While Johnson is hailing Brexit by January 31 as an 'important moment in history', Varadkar thinks that it would be 'difficult' for Britain to get legal assurances from the EU. Furthermore, the Irish PM said that both sides would have to agree on a 'common set of minimum standards' that would be of 'high standards'. Varadkar had expressed his apprehensions last year about the UK leaving the EU without a deal but had later regarded his meeting with Johnson as a 'breakthrough'.

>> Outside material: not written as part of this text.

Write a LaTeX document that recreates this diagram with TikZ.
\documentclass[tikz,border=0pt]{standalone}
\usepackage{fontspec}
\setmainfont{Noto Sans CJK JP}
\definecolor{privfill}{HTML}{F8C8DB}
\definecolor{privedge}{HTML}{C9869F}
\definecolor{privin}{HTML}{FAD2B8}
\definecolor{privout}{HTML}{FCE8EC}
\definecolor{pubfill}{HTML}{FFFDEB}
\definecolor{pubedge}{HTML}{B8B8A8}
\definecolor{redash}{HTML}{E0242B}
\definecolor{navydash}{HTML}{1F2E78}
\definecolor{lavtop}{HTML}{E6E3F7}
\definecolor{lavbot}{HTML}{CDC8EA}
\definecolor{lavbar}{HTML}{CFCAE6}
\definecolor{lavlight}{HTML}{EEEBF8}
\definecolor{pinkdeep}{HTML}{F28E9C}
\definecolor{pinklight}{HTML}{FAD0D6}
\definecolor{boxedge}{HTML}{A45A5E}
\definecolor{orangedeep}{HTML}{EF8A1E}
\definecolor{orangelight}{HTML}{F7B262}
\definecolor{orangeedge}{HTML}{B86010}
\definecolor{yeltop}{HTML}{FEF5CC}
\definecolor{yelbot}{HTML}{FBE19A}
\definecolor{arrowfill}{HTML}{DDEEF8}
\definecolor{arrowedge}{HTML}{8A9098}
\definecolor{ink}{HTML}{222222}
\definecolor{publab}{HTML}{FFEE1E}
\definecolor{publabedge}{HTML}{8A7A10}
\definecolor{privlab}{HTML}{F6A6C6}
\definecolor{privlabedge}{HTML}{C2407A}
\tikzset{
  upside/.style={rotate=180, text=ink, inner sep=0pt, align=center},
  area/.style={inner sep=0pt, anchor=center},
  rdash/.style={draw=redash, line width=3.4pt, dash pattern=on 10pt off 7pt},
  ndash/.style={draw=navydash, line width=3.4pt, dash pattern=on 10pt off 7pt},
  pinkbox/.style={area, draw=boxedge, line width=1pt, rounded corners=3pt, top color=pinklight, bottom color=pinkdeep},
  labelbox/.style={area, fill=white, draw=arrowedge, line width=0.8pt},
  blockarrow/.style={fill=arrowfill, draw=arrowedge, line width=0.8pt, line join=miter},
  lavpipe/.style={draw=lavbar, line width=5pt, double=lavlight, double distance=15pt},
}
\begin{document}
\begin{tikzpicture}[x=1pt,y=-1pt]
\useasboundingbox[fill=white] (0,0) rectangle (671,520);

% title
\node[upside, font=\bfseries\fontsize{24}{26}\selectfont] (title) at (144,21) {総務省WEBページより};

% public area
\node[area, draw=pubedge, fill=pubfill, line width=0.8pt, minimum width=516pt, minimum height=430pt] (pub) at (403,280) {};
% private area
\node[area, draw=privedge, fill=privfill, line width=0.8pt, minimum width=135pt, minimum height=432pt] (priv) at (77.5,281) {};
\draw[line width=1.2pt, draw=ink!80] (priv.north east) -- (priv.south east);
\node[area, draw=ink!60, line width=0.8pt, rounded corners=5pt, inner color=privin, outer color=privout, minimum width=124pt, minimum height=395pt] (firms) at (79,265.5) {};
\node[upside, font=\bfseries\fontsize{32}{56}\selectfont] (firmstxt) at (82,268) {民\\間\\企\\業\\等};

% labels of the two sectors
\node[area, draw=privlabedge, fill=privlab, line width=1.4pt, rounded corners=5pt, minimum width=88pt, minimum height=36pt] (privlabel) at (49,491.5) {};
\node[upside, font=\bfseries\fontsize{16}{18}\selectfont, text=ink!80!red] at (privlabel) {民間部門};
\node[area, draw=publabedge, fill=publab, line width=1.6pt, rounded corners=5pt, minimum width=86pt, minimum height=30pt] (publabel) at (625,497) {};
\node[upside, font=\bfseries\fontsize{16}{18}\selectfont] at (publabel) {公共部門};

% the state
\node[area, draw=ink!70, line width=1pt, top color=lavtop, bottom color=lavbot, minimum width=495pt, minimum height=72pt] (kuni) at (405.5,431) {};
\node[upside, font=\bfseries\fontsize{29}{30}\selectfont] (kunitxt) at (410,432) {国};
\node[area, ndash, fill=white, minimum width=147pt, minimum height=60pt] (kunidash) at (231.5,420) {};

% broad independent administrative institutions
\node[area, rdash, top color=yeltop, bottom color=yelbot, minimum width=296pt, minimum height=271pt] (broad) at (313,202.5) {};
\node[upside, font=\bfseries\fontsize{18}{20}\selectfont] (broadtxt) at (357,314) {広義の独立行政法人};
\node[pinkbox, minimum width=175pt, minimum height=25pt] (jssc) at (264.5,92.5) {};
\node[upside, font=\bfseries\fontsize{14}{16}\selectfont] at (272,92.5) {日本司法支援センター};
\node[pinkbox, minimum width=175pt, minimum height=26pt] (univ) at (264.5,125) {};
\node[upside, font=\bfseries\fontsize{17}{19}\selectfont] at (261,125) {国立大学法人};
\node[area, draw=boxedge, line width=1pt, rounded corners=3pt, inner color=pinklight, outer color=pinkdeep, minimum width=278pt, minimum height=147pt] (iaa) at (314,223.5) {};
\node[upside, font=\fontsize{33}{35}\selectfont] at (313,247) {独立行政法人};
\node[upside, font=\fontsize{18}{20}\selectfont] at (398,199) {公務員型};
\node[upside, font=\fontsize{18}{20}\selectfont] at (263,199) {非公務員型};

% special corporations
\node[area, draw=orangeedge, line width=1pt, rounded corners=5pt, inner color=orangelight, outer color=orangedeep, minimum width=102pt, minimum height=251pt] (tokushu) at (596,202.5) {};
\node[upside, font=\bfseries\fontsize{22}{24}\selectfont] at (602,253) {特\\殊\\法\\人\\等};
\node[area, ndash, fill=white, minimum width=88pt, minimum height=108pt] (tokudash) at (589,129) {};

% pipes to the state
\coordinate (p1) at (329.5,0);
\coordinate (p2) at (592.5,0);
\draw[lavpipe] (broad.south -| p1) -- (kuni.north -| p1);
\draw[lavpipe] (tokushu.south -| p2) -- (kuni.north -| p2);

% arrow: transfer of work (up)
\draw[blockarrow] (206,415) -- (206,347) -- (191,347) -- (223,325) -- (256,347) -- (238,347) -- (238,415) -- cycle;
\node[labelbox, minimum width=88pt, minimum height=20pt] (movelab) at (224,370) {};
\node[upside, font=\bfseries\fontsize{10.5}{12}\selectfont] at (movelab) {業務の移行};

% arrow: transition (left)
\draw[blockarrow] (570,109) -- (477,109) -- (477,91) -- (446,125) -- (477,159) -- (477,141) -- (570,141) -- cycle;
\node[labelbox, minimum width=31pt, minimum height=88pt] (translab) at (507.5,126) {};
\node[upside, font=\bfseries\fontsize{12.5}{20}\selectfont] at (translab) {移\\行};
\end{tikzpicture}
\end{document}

Britain is just a few days away from opting out of its half a century-old European Union membership. The historic move to leave the 27-nation bloc is scheduled for January 31 at 11:00 pm (2300 GMT). Britain had entered the union in 1973. However, most changes with respect to UK's independence will not be immediate. They shall take place in the transition period negotiated between London and Brussels which would reportedly allow both sides to nurture their future relationship.
Even though the UK will no longer be represented in the EU, Britons will be able to work in and trade freely with the bloc nations until December 31 and vice versa. Ever since the 2016 referendum, the Brexit process has been followed by countless debates, criticism, and constant back-and-forth arguments between the EU and the UK -- and even the prorogation of the British parliament. It was this referendum which also led two British Prime Ministers to quit.
According to international reports, four years ago 52% Britons backed the decision of Brexit while 48% wanted to continue being a part of the union, splitting the country between 'leavers' and 'remainers'. However, the political chaos in London came to end with the snap general elections of December 12 that gave a landslide majority to Boris Johnson who is a fierce Brexiter.